The ability to vote does not qualify the voter as an entrepreneur.

Consider this another reason I neither live in the District of Columbia nor have my business registered there.

The District could become the second U.S. city to require employers to provide paid sick leave to all workers, a move advocates say could protect employees from having to choose between keeping themselves healthy and keeping their job. Opponents say such a law could prompt businesses to reduce benefits and lay off workers.

The D.C. Council is scheduled to vote on the measure Jan. 8 after several months of negotiations.
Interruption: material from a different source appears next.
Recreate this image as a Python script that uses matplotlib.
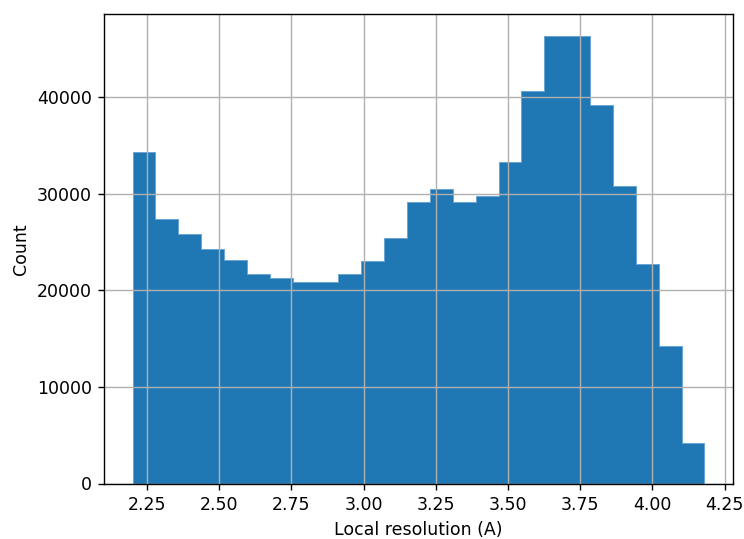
import numpy as np
import matplotlib
matplotlib.use("Agg")
import matplotlib.pyplot as plt

# Histogram data
bin_min = 2.2
bin_max = 4.18
n_bins = 25
counts = [34300, 27330, 25780, 24230, 23130, 21720, 21310, 20830, 20830, 21720,
          23000, 25370, 29150, 30470, 29150, 29740, 33220, 40590, 46270, 46270,
          39140, 30740, 22750, 14220, 4230]
xlabel = "Local resolution (A)"
ylabel = "Count"

edges = np.linspace(bin_min, bin_max, n_bins + 1)
centers = (edges[:-1] + edges[1:]) / 2

W, H, DPI = 744, 539, 125
fig = plt.figure(figsize=(W / DPI, H / DPI), dpi=DPI)
ax = fig.add_axes([104 / W, 1 - 483.5 / H, (733 - 104) / W, (483.5 - 14) / H])
ax.hist(centers, bins=edges, weights=counts, histtype="stepfilled",
        facecolor="#1f77b4", edgecolor="#6aa5d4", linewidth=0.6)
ax.grid(True)
ax.set_xlabel(xlabel)
ax.set_ylabel(ylabel)
ax.set_xticks([2.25, 2.5, 2.75, 3.0, 3.25, 3.5, 3.75, 4.0, 4.25])
fig.savefig("out.png", dpi=DPI)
Under the bill, large businesses, defined as having 51 employees or more, would have to provide up to seven days of paid leave. Small businesses — those with 10 or fewer workers — would have to offer up to three days. Two other categories of employers would fall in between, and part-time workers would get half the number of days.

What makes the D.C. city council so confident that it knows better how to run the businesses in its borders than the owners of those businesses? More importantly, what makes it believe that it has the right to dictate its opinions on proper compensation packages?

Employers would pay an average of $10.35 more a week per employee to be in compliance, said Ed Lazere, executive director of the D.C. Fiscal Policy Institute, which studies the District’s finances. “It’s not nothing, but it’s not huge,” he said. “It’s not as big and scary as they think.”

Does the business owner think $10.35 more per week per employee, with no increase in productivity or revenue, is not huge? She bears the cost. Her opinion should matter exclusively, in anticipation and response to what her employees demand.

To put this in perspective, we must consider what that $10.35 means in practice, not in subjectively judged theory. Assume the minimum business required for full compliance, 51 employees. The cost is expressed as $10.35 because it appears insignificant. But the first thing the business owner will do is multiply $10.35 times 51 employees times 52 weeks. The result is a $27,448.20 increase in expenses for the employer. What could $27,448.20 buy instead? I’ll guess employee number 51 in my scenario, although the logic holds whether we’re talking about employee number 51 or employee number 63.

The first city to engage in this:

The D.C. measure falls short of a law on sick leave in San Francisco, which became a pioneer when 61 percent of voters approved a 2006 ballot initiative to require that employers of 10 or fewer workers provide five days of paid leave and that larger employers give nine days. The law went into effect in February.

How many of those 61 percent of voters malcontents run a business? Mob rule (allegedly) seeks to raise everyone up to a higher standard, but serves little purpose other than to bring everyone down to a base level. Aside from its illegitimacy, it is cruel. I doubt seriously that the employee who might’ve earned $27,448.20, or the customers who will now be asked to pay the expense, would prefer the sympathy over the money.

One thought on “The ability to vote does not qualify the voter as an entrepreneur.”

  1. Not only that, but a business would likely have to hire another worker to pick up the slack with 52 weeks of labor they no longer have.